Is this related to an existing feature request or issue?

No response

Which Powertools for AWS Lambda (Python) utility does this relate to?

Other

Summary

The data_masking utility in powertools encrypts/decrypts the entire data body, so you get a single encrypted data blob. There are times when you want to apply encryption/decryption to the actual fields within a payload rather than encrypt the whole thing.

I intend to raise an RFC for a TypeScript implementation and am also happy to take this on.

Use case

A real use case for this is ensuring the security of PII data stored during checkpointing of Durable function outputs. The existing mechanism there also serialises/deserialises the entire payload rather than specific fields, and the encrypted data blob is visible in the console (with no structure or other field pointers to assist debugging or investigation of issues).

I would like to have encryption/decryption at the field level, while preserving the payload structure. This can assist with debugging durable function executions, where the payload remains visible (including its structure), which is helpful. This also enables the selective encryption of data fields in the payload.

Proposal

The approach I am putting forward is to not encrypt each field of data individually, which would be computationally expensive, but instead, to replace each field with an encryption placeholder: "secret_field": { "__encrypted": "my.secret_field"} and then include ALL the encrypted fields as a single blob at the end of the data payload whcih is encrypted using a single encryption function call. Following is an example showing the original, encrypted and decrypted payloads:

Original Payload:

{
  "customer": {
    "name": "John",
    "ssn": "123-45-6789",
    "creditCard": "4111-1111-1111-1111"
  }
}

After encrypt(data, ['customer.ssn', 'customer.creditCard']):

{
  "customer": {
    "name": "John",
    "ssn": { "__encrypted": "customer.ssn" },
    "creditCard": { "__encrypted": "customer.creditCard" }
  },
  "__powertools_encrypted_data": "AQICAHh8s0D5ZXJzaW9uIjogIjEuMCIsICJhbGdvcml0aG0iOiAiQUVTL0dDTS9Ob1BhZGRpbmciLCAiY2lwaGVydGV4dCI6ICJ...",
  "__powertools_encryption_context": {
    "purpose": "field-encryption"
  }
}

Within the encrypted_data field is json structure of fields to be encrypted:

{
  "customer.ssn": "123-45-6789",
  "customer.creditCard": "4111-1111-1111-1111"
}

Usage Examples

Basic Field Encryption

from aws_lambda_powertools.utilities.data_masking import DataMasking
from aws_lambda_powertools.utilities.data_masking.provider.kms.aws_encryption_sdk import AWSEncryptionSDKProvider

provider = AWSEncryptionSDKProvider(keys=[KMS_KEY_ARN])
data_masker = DataMasking(provider=provider)
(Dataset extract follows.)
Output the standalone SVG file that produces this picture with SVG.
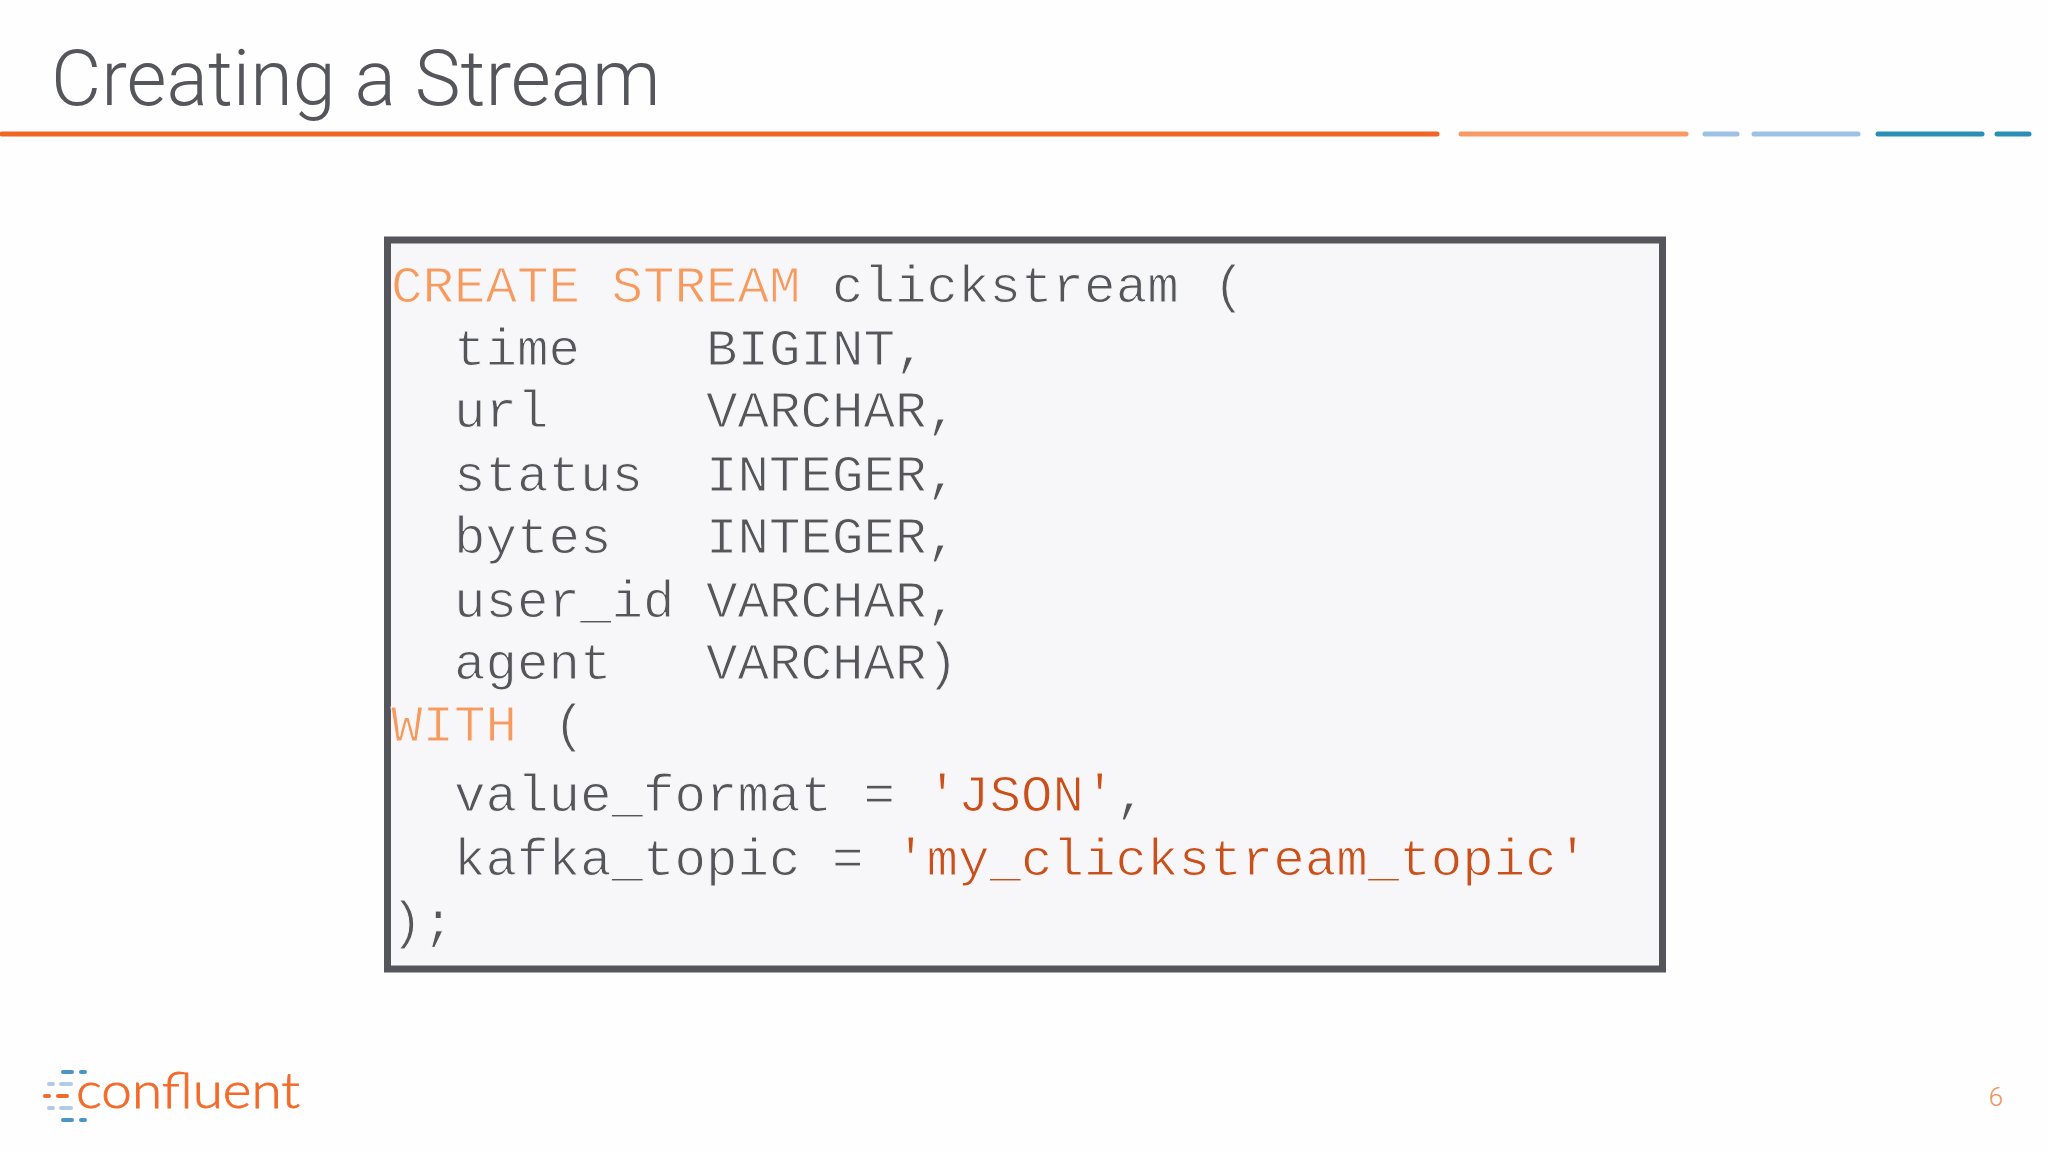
<svg xmlns="http://www.w3.org/2000/svg" width="2048" height="1152" viewBox="0 0 2048 1152">
<style>
.code{font-family:"Liberation Mono","Courier New",monospace;font-size:52.5px;fill:#55565b;white-space:pre;stroke:#f7f7f9;stroke-width:1}
.kw{fill:#f79a5e}.str{fill:#c9501a}
.bar{stroke-width:5;stroke-linecap:round;fill:none}
.d{stroke-width:4;stroke-linecap:round;fill:none}
</style>
<rect width="2048" height="1152" fill="#fefefe"/>
<text x="51" y="105" font-family="Roboto,sans-serif" font-weight="300" font-size="77.3" fill="#55565b">Creating a Stream</text>
<g id="rule">
<line class="bar" x1="2" y1="134" x2="1437" y2="134" stroke="#f26522"/>
<line class="bar" x1="1461" y1="134" x2="1686" y2="134" stroke="#f99a66"/>
<line class="bar" x1="1705" y1="134" x2="1737" y2="134" stroke="#9dc1e4"/>
<line class="bar" x1="1754" y1="134" x2="1858" y2="134" stroke="#9dc1e4"/>
<line class="bar" x1="1878" y1="134" x2="1982" y2="134" stroke="#2a8fb5"/>
<line class="bar" x1="1997" y1="134" x2="2029" y2="134" stroke="#2a8fb5"/>
</g>
<g id="code-box">
<rect x="387.5" y="240" width="1275" height="729" fill="#f7f7f9" stroke="#55565b" stroke-width="7"/>
<text class="code" xml:space="preserve" y="302"><tspan x="391" class="kw">CREATE STREAM</tspan><tspan> clickstream </tspan><tspan dx="3">(</tspan></text>
<text class="code" xml:space="preserve" x="454" y="365">time    BIGINT,</text>
<text class="code" xml:space="preserve" x="454" y="427">url     VARCHAR,</text>
<text class="code" xml:space="preserve" x="454" y="491">status  INTEGER,</text>
<text class="code" xml:space="preserve" x="454" y="553">bytes   INTEGER,</text>
<text class="code" xml:space="preserve" x="454" y="617">user_id VARCHAR,</text>
<text class="code" xml:space="preserve" x="454" y="679">agent   VARCHAR)</text>
<text class="code" xml:space="preserve" y="741"><tspan x="391" class="kw">WITH</tspan><tspan> </tspan><tspan dx="5">(</tspan></text>
<text class="code" xml:space="preserve" x="454" y="811">value_format = <tspan class="str">'JSON'</tspan>,</text>
<text class="code" xml:space="preserve" x="454" y="875">kafka_topic = <tspan class="str">'my_clickstream_topic'</tspan></text>
<text class="code" xml:space="preserve" x="391" y="938">);</text>
</g>
<g id="logo">
<line class="d" x1="63" y1="1072" x2="72" y2="1072" stroke="#4a94c6"/>
<line class="d" x1="81" y1="1072" x2="85" y2="1072" stroke="#4a94c6"/>
<line class="d" x1="49" y1="1084" x2="53" y2="1084" stroke="#b4cbe6"/>
<line class="d" x1="61" y1="1084" x2="71" y2="1084" stroke="#b4cbe6"/>
<line class="d" x1="45" y1="1096" x2="49" y2="1096" stroke="#f26b2a"/>
<line class="d" x1="58" y1="1096" x2="67" y2="1096" stroke="#f26b2a"/>
<line class="d" x1="49" y1="1108" x2="53" y2="1108" stroke="#b4cbe6"/>
<line class="d" x1="61" y1="1108" x2="71" y2="1108" stroke="#b4cbe6"/>
<line class="d" x1="63" y1="1120" x2="72" y2="1120" stroke="#4a94c6"/>
<line class="d" x1="81" y1="1120" x2="85" y2="1120" stroke="#4a94c6"/>
<text x="76" y="1108" font-family="Lato,sans-serif" font-weight="300" font-size="50" fill="#f26b2a" stroke="#f26b2a" stroke-width="0.8" textLength="224" lengthAdjust="spacingAndGlyphs">confluent</text>
</g>
<text x="1996" y="1106" text-anchor="middle" font-family="Roboto,sans-serif" font-weight="300" font-size="26" fill="#f4915c">6</text>
</svg>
def lambda_handler(event, context):
    order_data = {
        "orderId": "12345",
        "customer": {
            "name": "John Doe",
            "email": "john@example.com",
            "ssn": "123-45-6789"
        },
        "payment": {
            "creditCard": "4111-1111-1111-1111",
            "amount": 99.99
        }
    }
    
    # Encrypt sensitive fields only
    encrypted = data_masker.encrypt(
        order_data,
        fields=["customer.ssn", "payment.creditCard"],
        tenant_id="acme-corp"
    )
    
    # Store encrypted payload (orderId and amount visible for queries)
    dynamodb.put_item(Item=encrypted)

Processing with Partial Visibility

def process_order(encrypted_order):
    # Can query/filter by non-encrypted fields without decryption
    if encrypted_order["payment"]["amount"] > 100:
        send_fraud_alert(encrypted_order["orderId"])
    
    # Only decrypt when actually needed
    decrypted = data_masker.decrypt(encrypted_order)
    charge_credit_card(decrypted["payment"]["creditCard"])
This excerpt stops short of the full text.